>> Start Data records

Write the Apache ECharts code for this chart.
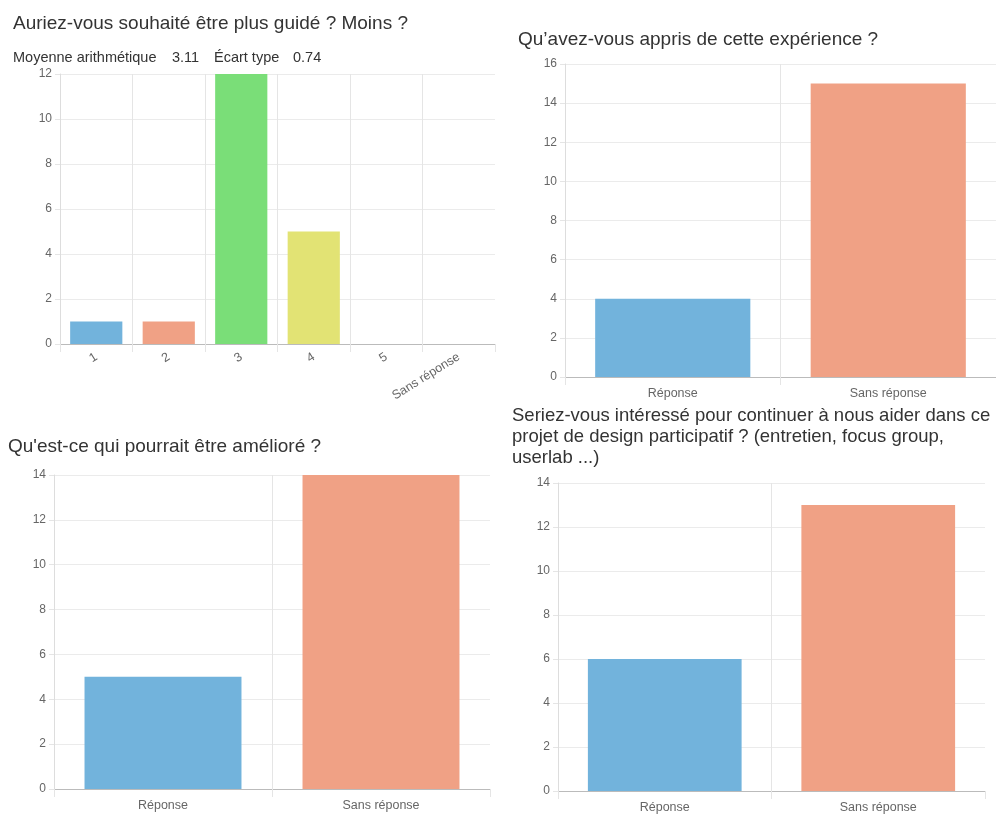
<!DOCTYPE html>
<html><head><meta charset="utf-8">
<script src="https://cdn.jsdelivr.net/npm/echarts@6/dist/echarts.min.js"></script>
<style>html,body{margin:0;padding:0;background:#fff}#c{width:996px;height:814px}</style>
</head><body><div id="c"></div>
<script>
const cats1 = ['1','2','3','4','5','Sans réponse'];
const vals1 = [1,1,12,5,0,0];
const cats2 = ['Réponse','Sans réponse'];
const vals2 = [4,15];
const cats3 = ['Réponse','Sans réponse'];
const vals3 = [5,14];
const cats4 = ['Réponse','Sans réponse'];
const vals4 = [6,13];
const statLabels = ['Moyenne arithmétique','3.11','Écart type','0.74'];
const colors1 = ['#72b3dc','#f0a185','#7ade78','#e2e374','#72b3dc','#f0a185'];
const colors2 = ['#72b3dc','#f0a185'];

const FONT = 'Liberation Sans, Arial, sans-serif';
const grids = [
  {left:60, top:74, width:435, height:270},
  {left:565, top:64, width:431, height:313},
  {left:54, top:475, width:436, height:314},
  {left:558, top:483, width:427, height:309}
];
const maxes = [12,16,14,14];
const catsAll = [cats1,cats2,cats3,cats4];
const valsAll = [vals1,vals2,vals3,vals4];
const colAll = [colors1,colors2,colors2,colors2];
const TS = {fontFamily:FONT,fontSize:19,fontWeight:'normal',color:'#333'};
const SS = {fontFamily:FONT,fontSize:14.5,fontWeight:'normal',color:'#333'};
const statX = [13,172,214,293];

const option = {
  animation:false,
  textStyle:{fontFamily:FONT},
  title:[
    {text:'Auriez-vous souhaité être plus guidé ? Moins ?', left:13, top:14, padding:0, textStyle:TS},
    ...statLabels.map((s,k)=>({text:s, left:statX[k], top:50, padding:0, textStyle:SS})),
    {text:'Qu’avez-vous appris de cette expérience ?', left:518, top:30, padding:0, textStyle:TS},
    {text:'Qu\'est-ce qui pourrait être amélioré ?', left:8, top:437, padding:0, textStyle:TS},
    {text:'Seriez-vous intéressé pour continuer à nous aider dans ce\nprojet de design participatif ? (entretien, focus group,\nuserlab ...)', left:512, top:405, padding:0, textStyle:Object.assign({},TS,{fontSize:18.5,lineHeight:21})}
  ],
  grid: grids.map(g=>Object.assign({containLabel:false},g)),
  xAxis: catsAll.map((c,i)=>({
    type:'category', gridIndex:i, data:c, boundaryGap:true,
    axisLine:{show:true,lineStyle:{color:'#bbb'}},
    axisTick:{show:true,length:8,lineStyle:{color:'#e5e5e5'}},
    splitLine:{show:true,showMaxLine:false,lineStyle:{color:'#e5e5e5'}},
    axisLabel:{color:'#666',fontSize:12.5,fontFamily:FONT,margin: i===0?12:10, rotate: i===0?32:0, interval:0}
  })),
  yAxis: maxes.map((m,i)=>({
    type:'value', gridIndex:i, min:0, max:m, interval:2,
    axisLine:{show:true,lineStyle:{color:'#dddddd'}},
    axisTick:{show:true,length:5,lineStyle:{color:'#e5e5e5'}},
    splitLine:{show:true,lineStyle:{color:'#ebebeb'}},
    axisLabel:{color:'#666',fontSize:12,fontFamily:FONT,margin:8}
  })),
  series: valsAll.map((v,i)=>({
    type:'bar', xAxisIndex:i, yAxisIndex:i, barWidth:'72%',
    data: v.map((y,j)=>({value:y,itemStyle:{color:colAll[i][j]}}))
  }))
};
const chart = echarts.init(document.getElementById('c'));
chart.setOption(option);
</script></body></html>
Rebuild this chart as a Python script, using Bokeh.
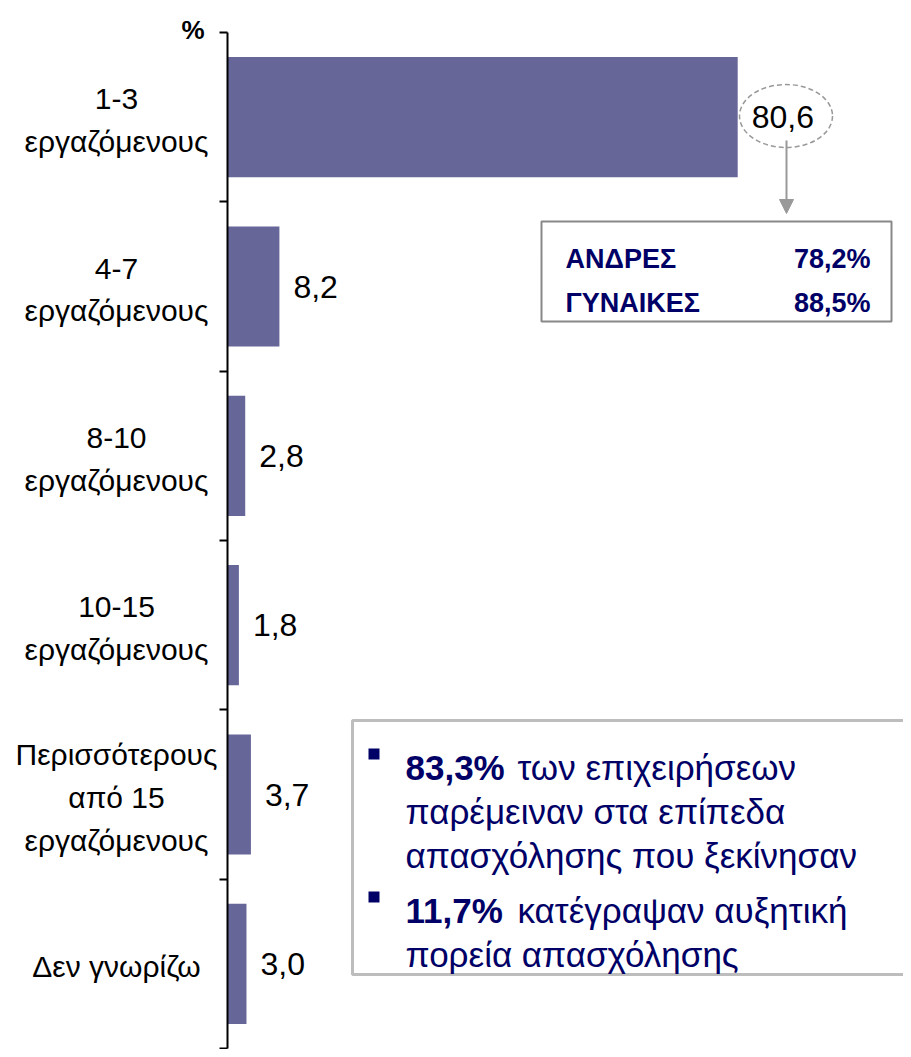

>> End Data records

The task:
Identify and copy the lines holding the word "this".

Answer to the exercise:
Write the Apache ECharts code for this chart.
Rebuild this chart as a Python script, using Bokeh.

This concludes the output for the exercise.